Morris retires after 37 years of serving Stanly farmers
A familiar face will soon be missing from the USDA Farm Service Agency office in Stanly County as longtime program technician Karen Morris retires.
“You name it, I’ve done it,” Morris joked, one day before the 37th anniversary of her hire. “We provide service directly to farmers related to federal farm programs, so anything passed down from Congress we help administer on the local level.”
Morris started as a temporary hire with USDA.
“I was thinking maybe this will turn into something,” she said. “I needed the insurance that a full-time position would provide.”
A year and a half later, she had accepted a position as a full-time staffer and has been a mainstay with the agency ever since.
Her first duty after being hired as a temp was transferring farmland maps of the county to files.
“All that is computerized now, but back then it was a very time-consuming job,” she said.
Morris came in at the end of the hard-copy age, as most of the agency’s files now are digital. The transition was a major task, she said.
“Myself and other temps did quite a bit of data transfer as we shifted over to computers. All of our crop reports and statistics were done by hand before 1985.”
Now, Morris is involved with a number of federal programs administered through the local office. These include the Agriculture Risk (ARC) and Price Loss Coverage (PLC) programs, which provide financial protections to farmers from substantial drops in crop prices or revenues, and the USDA Commodity Loan program, in which value is established both on farm-stored grain and on grain in commercial storage.
“Farmers receive the value of the loan at the time a commodity loan is made,” said Morris. “Then the grain can be stored until the price goes up.”

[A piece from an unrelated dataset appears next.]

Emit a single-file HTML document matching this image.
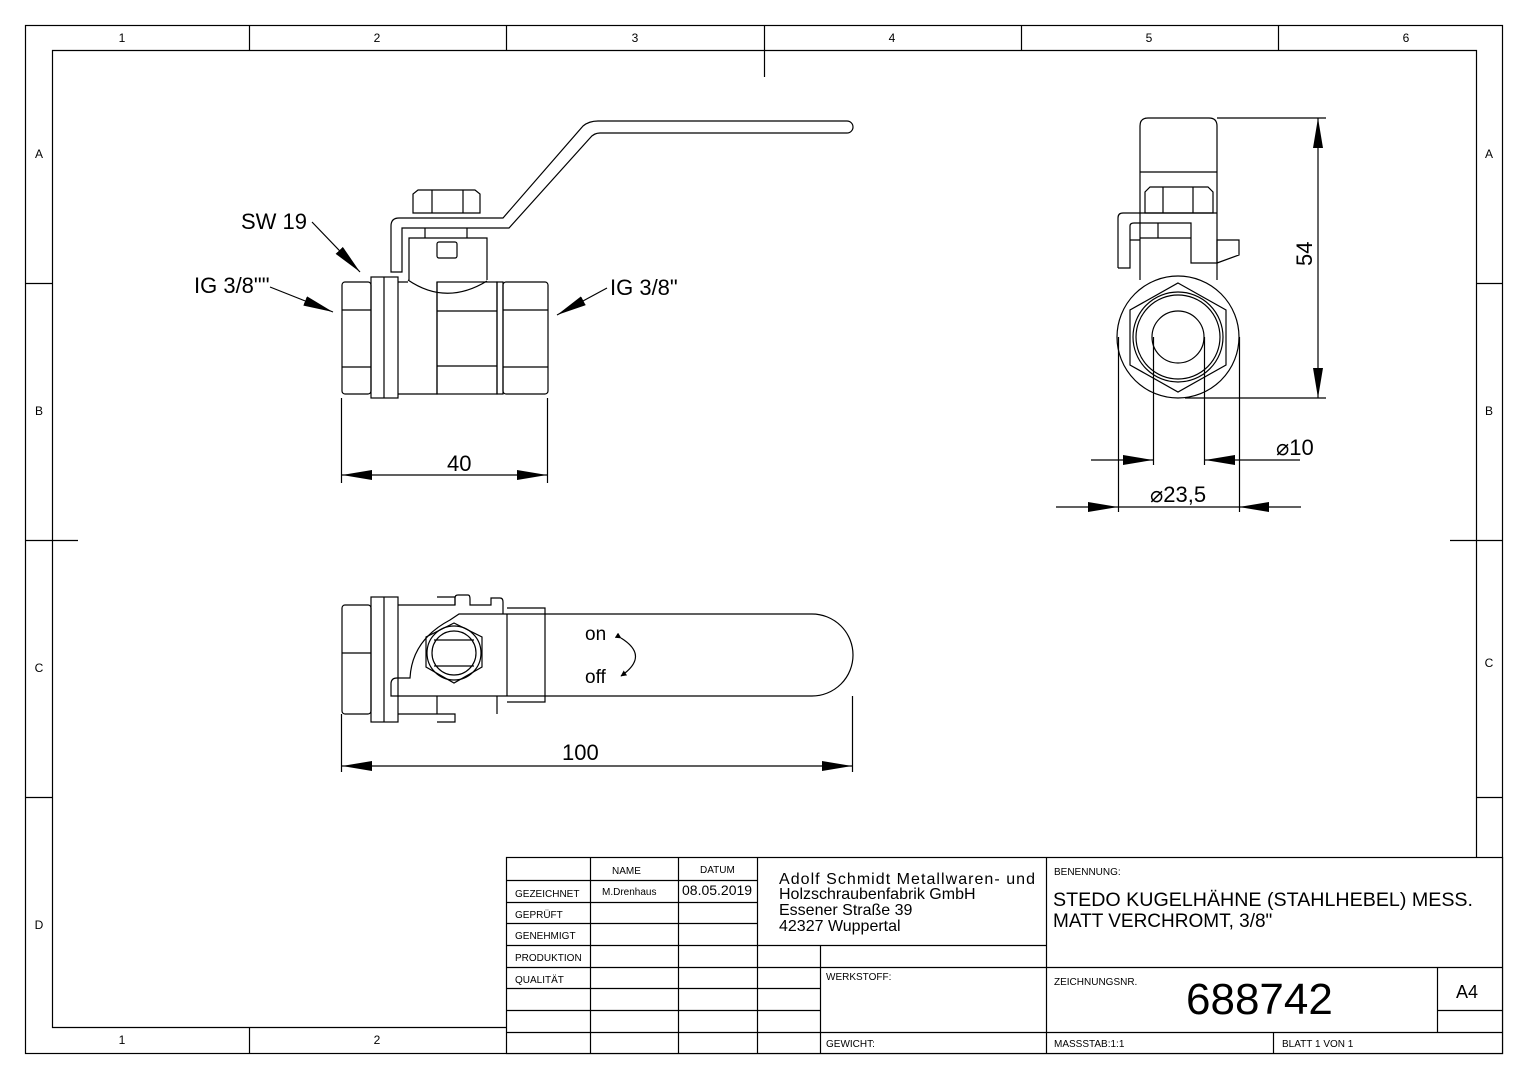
<!DOCTYPE html>
<html><head><meta charset="utf-8"><style>
html,body{margin:0;padding:0;background:#fff}
svg{display:block}
text{font-family:"Liberation Sans","DejaVu Sans",sans-serif;fill:#000}
</style></head><body>
<svg width="1528" height="1080" viewBox="0 0 1528 1080" xmlns="http://www.w3.org/2000/svg">
<defs>
<marker id="a" viewBox="0 0 30 10" refX="30" refY="5" markerWidth="30" markerHeight="10" markerUnits="userSpaceOnUse" orient="auto"><path d="M0,0L30,5L0,10z" fill="#000"/></marker>
<marker id="s" viewBox="0 0 10 10" refX="9" refY="5" markerWidth="6" markerHeight="6" markerUnits="userSpaceOnUse" orient="auto"><path d="M0,0L10,5L0,10z" fill="#000"/></marker>
</defs>
<g fill="none" stroke="#000" stroke-width="1.2">
<!-- frame -->
<rect x="25.5" y="25.5" width="1477" height="1028"/>
<path d="M506.5 1027.5H52.5V50.5H1476.5V857.5"/>
<path d="M249.5 25V50M506.5 25V50M764.5 25V77M1021.5 25V50M1278.5 25V50M249.5 1027V1053M25 283.5H52M25 540.5H78M25 797.5H52M1476 283.5H1502M1450 540.5H1502M1476 797.5H1502"/>
<!-- title block -->
<rect x="506.5" y="857.5" width="996" height="196" fill="#fff"/>
<path d="M506 880.5H757M506 902.5H757M506 923.5H757M506 945.5H1046M506 967.5H1502M506 988.5H820M506 1010.5H820M1437 1010.5H1502M506 1032.5H1502"/>
<path d="M590.5 857V1053M678.5 857V1053M757.5 857V1053M820.5 945V1053M1046.5 857V1053M1273.5 1032V1053M1437.5 967V1032"/>
</g>
<g font-size="10">
<text x="612" y="874">NAME</text><text x="700" y="873">DATUM</text>
<text x="515" y="897">GEZEICHNET</text><text x="602" y="895">M.Drenhaus</text>
<text x="515" y="918">GEPRÜFT</text><text x="515" y="939">GENEHMIGT</text>
<text x="515" y="961">PRODUKTION</text><text x="515" y="983">QUALITÄT</text>
<text x="826" y="980">WERKSTOFF:</text><text x="826" y="1047">GEWICHT:</text>
<text x="1054" y="875">BENENNUNG:</text><text x="1054" y="985">ZEICHNUNGSNR.</text>
<text x="1054" y="1047">MASSSTAB:1:1</text><text x="1282" y="1047">BLATT 1 VON 1</text>
</g>
<text x="682" y="895" font-size="14">08.05.2019</text>
<g font-size="16"><text x="779" y="884" textLength="256">Adolf Schmidt Metallwaren- und</text><text x="779" y="899">Holzschraubenfabrik GmbH</text><text x="779" y="915">Essener Straße 39</text><text x="779" y="931">42327 Wuppertal</text></g>
<g font-size="19"><text x="1053" y="906" textLength="420" lengthAdjust="spacingAndGlyphs">STEDO KUGELHÄHNE (STAHLHEBEL) MESS.</text><text x="1053" y="927">MATT VERCHROMT, 3/8"</text></g>
<text x="1186" y="1014" font-size="44">688742</text>
<text x="1456" y="998" font-size="18">A4</text>
<g font-size="12" text-anchor="middle">
<text x="122" y="42">1</text><text x="377" y="42">2</text><text x="635" y="42">3</text><text x="892" y="42">4</text><text x="1149" y="42">5</text><text x="1406" y="42">6</text>
<text x="122" y="1044">1</text><text x="377" y="1044">2</text>
<text x="39" y="158">A</text><text x="39" y="415">B</text><text x="39" y="672">C</text><text x="39" y="929">D</text>
<text x="1489" y="158">A</text><text x="1489" y="415">B</text><text x="1489" y="667">C</text>
</g>

<g fill="none" stroke="#000" stroke-width="1.2">
<!-- FRONT VIEW -->
<rect x="342" y="282" width="29" height="112" rx="3"/>
<path d="M342 310H371M342 367H371"/>
<rect x="371" y="277" width="27" height="121"/><path d="M384 277V398"/>
<path d="M398 282H408M398 394H437V282"/>
<path d="M408 280Q446 306 487 281"/>
<rect x="437" y="282" width="60" height="112"/>
<path d="M437 311H497M437 366H497"/>
<rect x="497" y="282" width="6" height="112"/>
<rect x="503" y="282" width="45" height="112" rx="3"/>
<path d="M503 310H548M503 367H548"/>
<path d="M409 280V238H487V280"/>
<rect x="437" y="242" width="20" height="16" rx="2"/>
<path d="M425 228V238M467 228V238"/>
<path d="M402 272H391V226Q391 218 399 218H503L583 126Q589 121 598 121H847A6 6 0 0 1 847 133H600Q594 133 590 138L509 228H402V272Z"/>
<path d="M413 213V194L418 190H475L480 194V213ZM432 190V213M463 190V213"/>
<!-- leaders front -->
<path d="M312 222L360 272" marker-end="url(#a)"/>
<path d="M270 287L333 312" marker-end="url(#a)"/>
<path d="M607 288L557 315" marker-end="url(#a)"/>
<!-- dim 40 -->
<path d="M341.5 398V483M547.5 398V483"/>
<path d="M400 475H342" marker-end="url(#a)"/><path d="M490 475H547" marker-end="url(#a)"/><path d="M400 475H490"/>

<!-- SIDE VIEW -->
<path d="M1140 280V126Q1140 118 1148 118H1209Q1217 118 1217 126V280M1140 172H1217"/>
<path d="M1145 213V192L1150 187H1208L1213 192V213ZM1163 187V213M1193 187V213"/>
<path d="M1118 268V218Q1118 213 1123 213H1217M1118 268H1130V240H1140M1132 240H1140M1130 240V226Q1130 223 1134 223H1191V263H1217V240H1239V255L1217 263M1158 223V238M1140 238H1191"/>
<circle cx="1178" cy="337" r="61"/>
<polygon points="1178,283 1226,310 1226,365 1178,392 1130,365 1130,310"/>
<circle cx="1178" cy="337" r="45"/><circle cx="1178" cy="337" r="42"/>
<circle cx="1178" cy="337" r="26"/>
<path d="M1118.5 337V512M1239.5 337V512M1153.5 337V465M1204.5 337V465"/>
<path d="M1217 118H1326M1185 398H1326"/>
<path d="M1318 250V118" marker-end="url(#a)"/><path d="M1318 270V398" marker-end="url(#a)"/><path d="M1318 250V270"/>
<path d="M1091 460H1153" marker-end="url(#a)"/><path d="M1300 460H1205" marker-end="url(#a)"/>
<path d="M1056 507H1118" marker-end="url(#a)"/><path d="M1301 507H1239" marker-end="url(#a)"/><path d="M1118 507H1239"/>

<!-- BOTTOM VIEW -->
<rect x="342" y="605" width="29" height="109" rx="3"/>
<path d="M342 653H371"/>
<rect x="371" y="597" width="27" height="125"/><path d="M384 597V722"/>
<path d="M398 605H437M398 714H437"/>
<path d="M437 597H455V605H437M437 714H455V722H437"/>
<path d="M455 605V598Q455 595 458 595H468Q470 595 470 599V605H491V598H500Q503 598 503 602V614"/>
<path d="M507 608H545V702H507"/>
<path d="M391 696V684Q391 678 397 678H410Q412 640 450 620L459 614H812A41 41 0 0 1 812 696H391Z"/>
<path d="M507 614V696M437 696V714M497 696V714"/>
<polygon points="454,624 482,638 482,668 454,684 426,668 426,638" transform="translate(0,-1)"/>
<circle cx="454" cy="653" r="27"/><circle cx="454" cy="653" r="22"/>
<path d="M434 640H474M434 666H474"/>
<path d="M621 638Q650 656 621 676" marker-start="url(#s)" marker-end="url(#s)"/>
<path d="M341.5 714V772M852.5 696V772"/>
<path d="M560 766H342" marker-end="url(#a)"/><path d="M600 766H852" marker-end="url(#a)"/><path d="M560 766H600"/>
</g>
<g font-size="22">
<text x="241" y="229">SW 19</text>
<text x="194" y="293">IG 3/8""</text>
<text x="610" y="295">IG 3/8"</text>
<text x="447" y="471">40</text>
<text x="1276" y="455">⌀10</text>
<text x="1150" y="502">⌀23,5</text>
<text x="562" y="760">100</text>
<text transform="translate(1312,266) rotate(-90)">54</text>
</g>
<g font-size="19"><text x="585" y="640">on</text><text x="585" y="683">off</text></g>
</svg>
</body></html>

The county has seen a number of changes in farming during Morris’ time with the agency.
“In 1985, there were five dairy farms in the county,” she said. “Now there is only one.”
Primary crops have changed as well.
“Cotton is our number one crop now,” she said, “as opposed to corn and others in the past.”

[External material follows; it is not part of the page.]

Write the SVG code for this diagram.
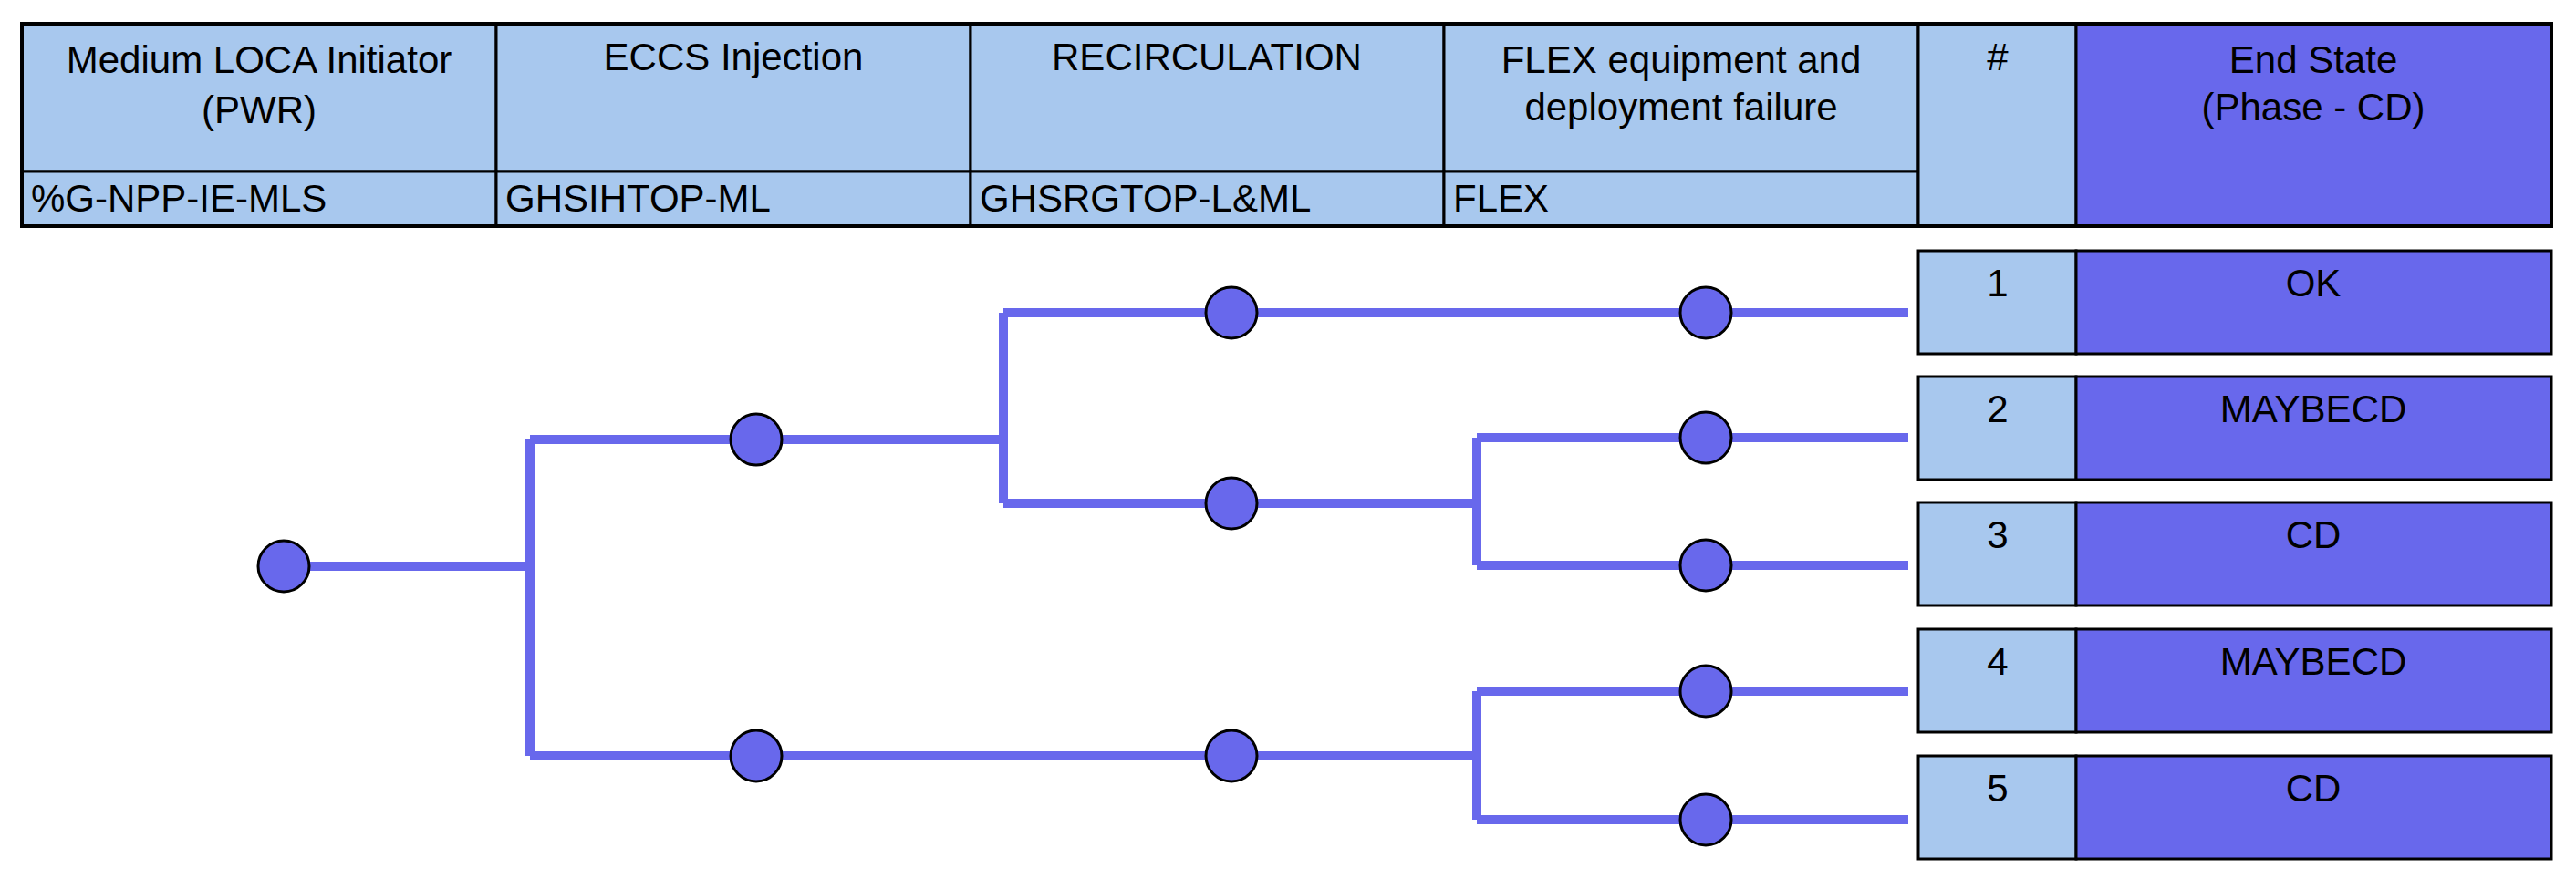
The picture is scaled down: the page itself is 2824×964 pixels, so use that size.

Having grown up on a dairy farm herself, Morris loves the farmers she sees on a daily basis, noting that many, while “threatening” to retire, continue year after year.

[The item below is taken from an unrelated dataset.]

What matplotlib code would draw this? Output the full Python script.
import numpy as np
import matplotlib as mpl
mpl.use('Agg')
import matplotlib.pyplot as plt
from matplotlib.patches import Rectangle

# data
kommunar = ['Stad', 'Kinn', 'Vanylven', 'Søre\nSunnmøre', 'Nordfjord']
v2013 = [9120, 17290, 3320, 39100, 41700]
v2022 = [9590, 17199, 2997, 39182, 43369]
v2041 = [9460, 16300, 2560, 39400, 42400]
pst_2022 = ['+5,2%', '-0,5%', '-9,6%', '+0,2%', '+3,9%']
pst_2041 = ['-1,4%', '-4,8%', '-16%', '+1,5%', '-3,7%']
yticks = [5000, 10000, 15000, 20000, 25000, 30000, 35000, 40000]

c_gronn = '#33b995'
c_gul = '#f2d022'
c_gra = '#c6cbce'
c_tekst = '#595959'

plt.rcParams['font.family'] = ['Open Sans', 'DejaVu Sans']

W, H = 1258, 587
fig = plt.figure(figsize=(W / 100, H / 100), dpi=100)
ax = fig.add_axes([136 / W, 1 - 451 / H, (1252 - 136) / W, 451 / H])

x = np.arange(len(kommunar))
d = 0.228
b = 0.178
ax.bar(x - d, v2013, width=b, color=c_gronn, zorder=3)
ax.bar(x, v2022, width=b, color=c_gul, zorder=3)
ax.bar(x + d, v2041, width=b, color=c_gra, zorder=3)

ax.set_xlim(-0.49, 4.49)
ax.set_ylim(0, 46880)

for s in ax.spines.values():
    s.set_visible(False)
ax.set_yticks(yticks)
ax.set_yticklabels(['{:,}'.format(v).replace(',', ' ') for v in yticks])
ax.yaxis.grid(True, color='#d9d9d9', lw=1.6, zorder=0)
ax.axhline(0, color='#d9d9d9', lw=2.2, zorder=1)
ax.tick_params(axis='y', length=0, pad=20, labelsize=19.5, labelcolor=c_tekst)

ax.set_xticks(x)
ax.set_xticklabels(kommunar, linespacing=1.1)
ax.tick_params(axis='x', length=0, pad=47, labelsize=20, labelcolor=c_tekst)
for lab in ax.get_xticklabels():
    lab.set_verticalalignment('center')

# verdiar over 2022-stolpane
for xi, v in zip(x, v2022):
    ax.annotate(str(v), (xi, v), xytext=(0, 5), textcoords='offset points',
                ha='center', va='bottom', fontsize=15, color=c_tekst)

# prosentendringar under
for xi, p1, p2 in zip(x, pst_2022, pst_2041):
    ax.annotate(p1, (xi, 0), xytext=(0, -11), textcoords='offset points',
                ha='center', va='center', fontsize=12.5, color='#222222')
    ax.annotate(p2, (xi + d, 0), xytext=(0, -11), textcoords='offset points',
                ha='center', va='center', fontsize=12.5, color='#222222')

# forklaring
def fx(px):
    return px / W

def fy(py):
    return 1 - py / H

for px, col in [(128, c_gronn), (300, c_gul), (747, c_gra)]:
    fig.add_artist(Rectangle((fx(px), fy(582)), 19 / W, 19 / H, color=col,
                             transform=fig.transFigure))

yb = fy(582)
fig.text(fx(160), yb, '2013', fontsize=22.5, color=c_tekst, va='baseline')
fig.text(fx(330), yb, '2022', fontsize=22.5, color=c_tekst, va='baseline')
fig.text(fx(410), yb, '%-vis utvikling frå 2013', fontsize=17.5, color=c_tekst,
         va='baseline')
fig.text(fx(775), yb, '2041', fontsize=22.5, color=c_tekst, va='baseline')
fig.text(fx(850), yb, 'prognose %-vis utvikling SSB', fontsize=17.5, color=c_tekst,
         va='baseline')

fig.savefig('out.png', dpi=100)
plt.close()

“I knew many of the farmers before I even started working here,” she said. “And after being out front (in the office) for 30-plus years, I’ve met quite a few more.”
On the subject of headaches the career has created, Morris noted only two, both created by the recent COVID-19 pandemic.
“COVID has made the job harder, both for us and the farmers. Social distancing requirements have resulted in changes so that reports, applications and other items our farmers are to submit can be done digitally.”
“However,” she added, “that’s a problem for a lot of our farmers who have not computerized their operations,” she said.
For those farmers, forms had to be printed out and handed out so they could complete them by hand.
In a similar vein, Morris expressed her dislike of telecommuting, another implementation resulting from COVID.
“I just don’t like it,” she said.
Retirement will give Morris time to “just enjoy it for a couple of months,” as well as volunteer at her church, and spend time with her husband, Todd, a gun library manager at Cabela’s in Fort Mill, South Carolina.
“It’s been a wonderful place to work,” said Morris. “It’s hard to believe it’s been 37 years.”